En 1922 fue destinado a Chile formando parte del grupo fundador para introducir la Orden en aquella república, siendo el primer superior del Manicomio Nacional, Casa de Orates, un centro de ignominias que acogía 3000 enfermos; permaneció muy activo en el mismo centro hasta el año 1930. Escribió Fr. Hermenegildo Ondolegui que «siendo prior, un día Fr. Silvestre fue tratado soezmente por un médico masón (Dr. Jiménez) y había decidido el administrador de la Casa de Orates, Dn. Francisco Echenique, despedir al médico por su conducta improcedente y además pública; llamado el P. Silvestre a declarar, defendió al médico diciendo que él, por su poco tino, había descontrolado al Dr. Sr. Jiménez. El médico, mal mirado por no pocas personas del sanatorio, hasta de algunos de sus mismos colegas, quedó sin la sanción merecida. Decía el P. Silvestre, que era la mejor manera de castigarlo y atraerlo hacia Dios». Dejada la Casa de Orates aún permaneció un año más en Chile para abrir una nueva fundación, también de otro sanatorio psiquiátrico en Quillota, en 1930. Se encargó del mismo Fr. Silvestre como Prior‐fundador, haciendo las veces como Delegado Provincial de la Orden en Chile hasta el capítulo provincial que se celebró al año siguiente.

En 1931, por especial deseo del entonces General de la Orden, Fr. Faustino Calvo, fue trasladado a Roma, donde se ocupó de la farmacia pública de la Isola Tiberina; en el mismo puesto permaneció hasta el Capítulo provincial de España, donde se determinó la división en tres de la Provincia española (1934). Fr. Silvestre quedó incorporado en la Provincia Bética y pasó a formar parte de la comunidad del hospital psiquiátrico de Málaga como viceprior de la comunidad y en donde le esperaba el Señor con la corona del martirio. Se conservan de Fr. Silvestre Pérez cartas personales a la familia y de los oficios prestados durante su vida hospitalaria; tales escritos, importantes en sí, no son de especial relieve documental o doctrinal. También en varias revistas de su tiempo (Caridad y Ciencia, La Caridad), igual que otras publicaciones, con frecuencia se han hecho eco de su asistencia y presencia en diversos eventos históricos y de su intervención en los mismos.
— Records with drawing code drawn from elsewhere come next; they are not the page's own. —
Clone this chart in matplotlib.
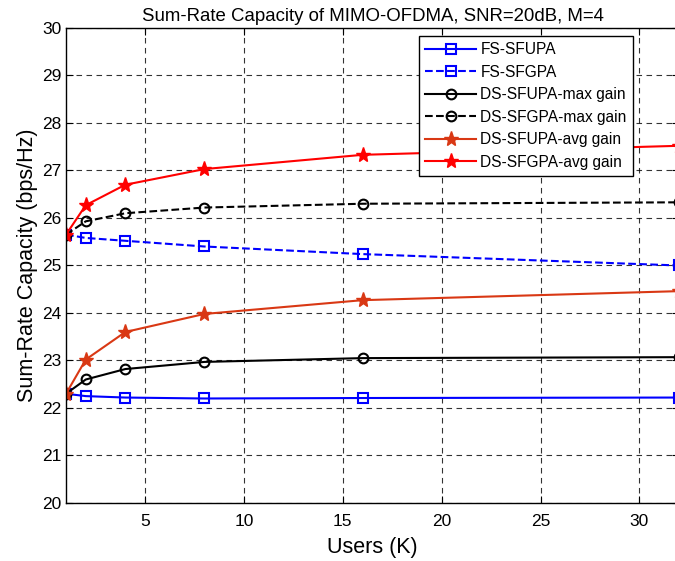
import matplotlib
matplotlib.use("Agg")
import matplotlib.pyplot as plt

# data
users = [1, 2, 4, 8, 16, 32]
fsSfupa = [22.30, 22.25, 22.22, 22.20, 22.21, 22.22]
fsSfgpa = [25.65, 25.58, 25.52, 25.40, 25.24, 25.00]
dsSfupaMax = [22.30, 22.60, 22.82, 22.97, 23.05, 23.07]
dsSfgpaMax = [25.65, 25.93, 26.10, 26.22, 26.30, 26.33]
dsSfupaAvg = [22.30, 23.02, 23.60, 23.98, 24.27, 24.46]
dsSfgpaAvg = [25.65, 26.27, 26.70, 27.03, 27.33, 27.52]

plt.rcParams['font.family'] = ['Liberation Sans', 'DejaVu Sans']

fig = plt.figure(figsize=(6.75, 5.61), dpi=100)
ax = fig.add_axes([0.0978, 0.1034, 0.908, 0.8467])

orange = (0.85, 0.22, 0.08)
ax.plot(users, fsSfupa, '-s', color='blue', lw=1.5, ms=7, mfc='none', mew=1.5, label='FS-SFUPA')
ax.plot(users, fsSfgpa, '--s', color='blue', lw=1.5, ms=7, mfc='none', mew=1.5, label='FS-SFGPA')
ax.plot(users, dsSfupaMax, '-o', color='black', lw=1.5, ms=7, mfc='none', mew=1.5, label='DS-SFUPA-max gain')
ax.plot(users, dsSfgpaMax, '--o', color='black', lw=1.5, ms=7, mfc='none', mew=1.5, label='DS-SFGPA-max gain')
ax.plot(users, dsSfupaAvg, '-*', color=orange, lw=1.5, ms=11, label='DS-SFUPA-avg gain')
ax.plot(users, dsSfgpaAvg, '-*', color='red', lw=1.5, ms=11, label='DS-SFGPA-avg gain')

ax.set_xlim(1, 32)
ax.set_ylim(20, 30)
ax.set_xticks([5, 10, 15, 20, 25, 30])
ax.set_yticks(range(20, 31))
ax.tick_params(direction='in', top=True, right=True, labelsize=12.5, length=5)
ax.tick_params(axis='x', pad=8)
ax.grid(True, color='black', linestyle=(0, (5, 4)), linewidth=0.8, alpha=0.8)
for s in ax.spines.values():
    s.set_linewidth(1.0)

ax.set_title('Sum-Rate Capacity of MIMO-OFDMA, SNR=20dB, M=4', fontsize=13.4, pad=5)
ax.set_xlabel('Users (K)', fontsize=15.5, labelpad=6)
ax.set_ylabel('Sum-Rate Capacity (bps/Hz)', fontsize=15.5, labelpad=3)

leg = ax.legend(loc='upper right', bbox_to_anchor=(0.925, 0.983), borderaxespad=0,
                fancybox=False, framealpha=1, edgecolor='black', fontsize=11.2,
                handlelength=3.3, labelspacing=0.48, borderpad=0.4, handletextpad=0.25)
leg.get_frame().set_linewidth(1.0)

fig.savefig('out.png', dpi=100)
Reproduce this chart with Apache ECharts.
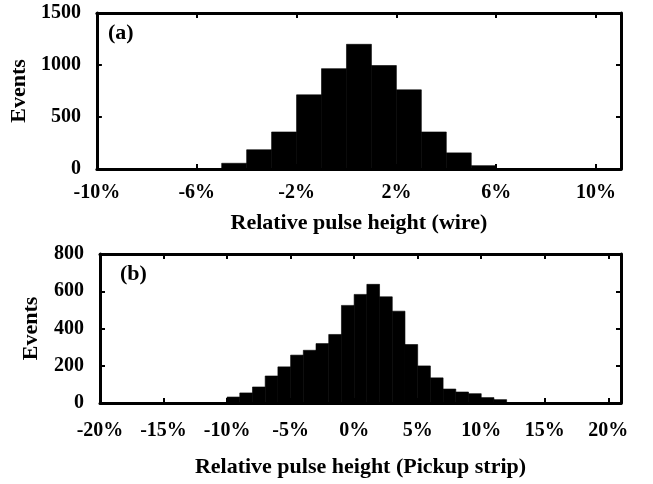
<!DOCTYPE html>
<html>
<head>
<meta charset="utf-8">
<script src="https://cdn.jsdelivr.net/npm/echarts@6/dist/echarts.min.js"></script>
<style>
  html, body { margin: 0; padding: 0; background: #fff; }
  #chart { width: 653px; height: 484px; }
</style>
</head>
<body>
<div id="chart"></div>
<script>
// (a) wire: bins of 1 %, left edges
var wireBins = [-5, -4, -3, -2, -1, 0, 1, 2, 3, 4, 5];
var wireCounts = [55, 185, 356, 713, 965, 1199, 995, 761, 356, 155, 32];
var wireTicks = [-10, -6, -2, 2, 6, 10];

// (b) pickup strip: bins of 1 %, left edges
var stripBins = [-10, -9, -8, -7, -6, -5, -4, -3, -2, -1, 0, 1, 2, 3, 4, 5, 6, 7, 8, 9, 10, 11];
var stripCounts = [32, 54, 86, 145, 194, 257, 283, 319, 368, 524, 583, 637, 570, 493, 314, 199, 135, 75, 59, 50, 29, 18];
var stripTicks = [-20, -15, -10, -5, 0, 5, 10, 15, 20];

var binWidth = 1;
var font = 'Liberation Serif';

function toData(bins, counts) {
	return bins.map(function (lo, i) {
		return [lo, lo + binWidth, counts[i]];
	});
}

function renderBar(params, api) {
	var p0 = api.coord([api.value(0), 0]);
	var p1 = api.coord([api.value(1), api.value(2)]);
	return {
		type: 'rect',
		shape: { x: p0[0], y: p1[1], width: p1[0] - p0[0], height: p0[1] - p1[1] },
		style: { fill: '#000', stroke: '#000', lineWidth: 0.6 }
	};
}

var lineStyle = { color: '#000', width: 3 };
var tickStyle = { show: true, inside: true, length: 5, lineStyle: { color: '#000', width: 2 } };
var labelStyle = { color: '#000', fontFamily: font, fontWeight: 'bold', fontSize: 20 };
var nameStyle = { color: '#000', fontFamily: font, fontWeight: 'bold', fontSize: 22 };

function xAxes(grid, min, max, ticks, name, gap, margin) {
	return [{
		type: 'value', gridIndex: grid, min: min, max: max, position: 'bottom',
		name: name, nameLocation: 'middle', nameGap: gap, nameTextStyle: nameStyle,
		axisLine: { onZero: false, lineStyle: lineStyle },
		axisTick: Object.assign({ customValues: ticks }, tickStyle),
		axisLabel: Object.assign({ customValues: ticks, margin: margin, formatter: function (v) { return v + '%'; } }, labelStyle),
		splitLine: { show: false }
	}, {
		type: 'value', gridIndex: grid, min: min, max: max, position: 'top',
		axisLine: { onZero: false, lineStyle: lineStyle },
		axisTick: Object.assign({ customValues: ticks }, tickStyle),
		axisLabel: { show: false },
		splitLine: { show: false }
	}];
}

function yAxes(grid, max, interval, gap) {
	return [{
		type: 'value', gridIndex: grid, min: 0, max: max, interval: interval, position: 'left',
		name: 'Events', nameLocation: 'middle', nameGap: gap, nameTextStyle: nameStyle,
		axisLine: { show: true, onZero: false, lineStyle: lineStyle },
		axisTick: tickStyle,
		axisLabel: Object.assign({ margin: 16, formatter: function (v) { return String(v); } }, labelStyle),
		splitLine: { show: false }
	}, {
		type: 'value', gridIndex: grid, min: 0, max: max, interval: interval, position: 'right',
		axisLine: { show: true, onZero: false, lineStyle: lineStyle },
		axisTick: tickStyle,
		axisLabel: { show: false },
		splitLine: { show: false }
	}];
}

var myChart = echarts.init(document.getElementById('chart'));

var option = {
	backgroundColor: '#fff',
	animation: false,
	grid: [
		{ left: 96, right: 32, top: 13, height: 156 },
		{ left: 100, right: 32, top: 254, height: 149 }
	],
	xAxis: xAxes(0, -10, 11, wireTicks, 'Relative pulse height (wire)', 43, 14)
		.concat(xAxes(1, -20, 21, stripTicks, 'Relative pulse height (Pickup strip)', 53, 18)),
	yAxis: yAxes(0, 1500, 500, 62).concat(yAxes(1, 800, 200, 58)),
	graphic: [
		{ type: 'text', left: 108, top: 22, style: { text: '(a)', font: 'bold 22px "Liberation Serif"', fill: '#000' } },
		{ type: 'text', left: 120, top: 263, style: { text: '(b)', font: 'bold 22px "Liberation Serif"', fill: '#000' } }
	],
	series: [{
		type: 'custom',
		xAxisIndex: 0,
		yAxisIndex: 0,
		renderItem: renderBar,
		encode: { x: [0, 1], y: 2 },
		data: toData(wireBins, wireCounts)
	}, {
		type: 'custom',
		xAxisIndex: 2,
		yAxisIndex: 2,
		renderItem: renderBar,
		encode: { x: [0, 1], y: 2 },
		data: toData(stripBins, stripCounts)
	}]
};

option && myChart.setOption(option);
</script>
</body>
</html>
Con las revueltas políticas, sociales y religiosas que se intensificaron en Málaga en 1936, Fr. Silvestre dio una vez más signos de su maduro espíritu religioso y entereza de ánimo. Ante los registros inconsiderados al hospital, con amenazas por parte de los milicianos, el Siervo de Dios para liberar al superior, entonces blanco de las insidias, se ofreció personalmente para permanecer momentáneamente al frente del Centro, con el fin de que el responsable directo del hospital se librara de la fuerte tensión y posible muerte, en bien del sanatorio y de los enfermos. De poco sirvieron su apoyo y ofrecimiento pues los acontecimientos se precipitaron y los planes de los milicianos en combinación con el comité de empleados formado dentro del Centro acabaron con la vida de Fr. Silvestre, juntamente con casi todos los miembros de la comunidad de Hermanos Hospitalarios del hospital. Sorprendentemente se salvó el superior. El día 17 de agosto, por la tarde, mientras los religiosos estaban dando la cena a los enfermos, repartidos por los pabellones, milicianos juntamente con varios de los empleados del comité irrumpieron en el sanatorio en varios coches, apresaron a los religiosos y se los llevaron, siendo asesinado Fr. Silvestre juntamente con los otros religiosos.

Testimonios posteriores de personas que trataron a Fr. Silvestre y de los empleados del sanatorio de Málaga expresan admirablemente su extraordinaria bondad: «le teníamos mucho afecto al H. Silvestre, al que considerábamos como un padre». Una sobrina del Siervo de Dios también recuerda que era muy humilde y servicial, y declara que ante los familiares y para otros muchos que le conocieron tiene fama de verdadero mártir. Un martirio que refleja su fidelidad a los principios cristianos recibidos y a la vocación religioso‐hospitalaria que profesó, vivió y que por lealtad a la misma siguió siempre junto al enfermo para ofrendar su vida al Señor.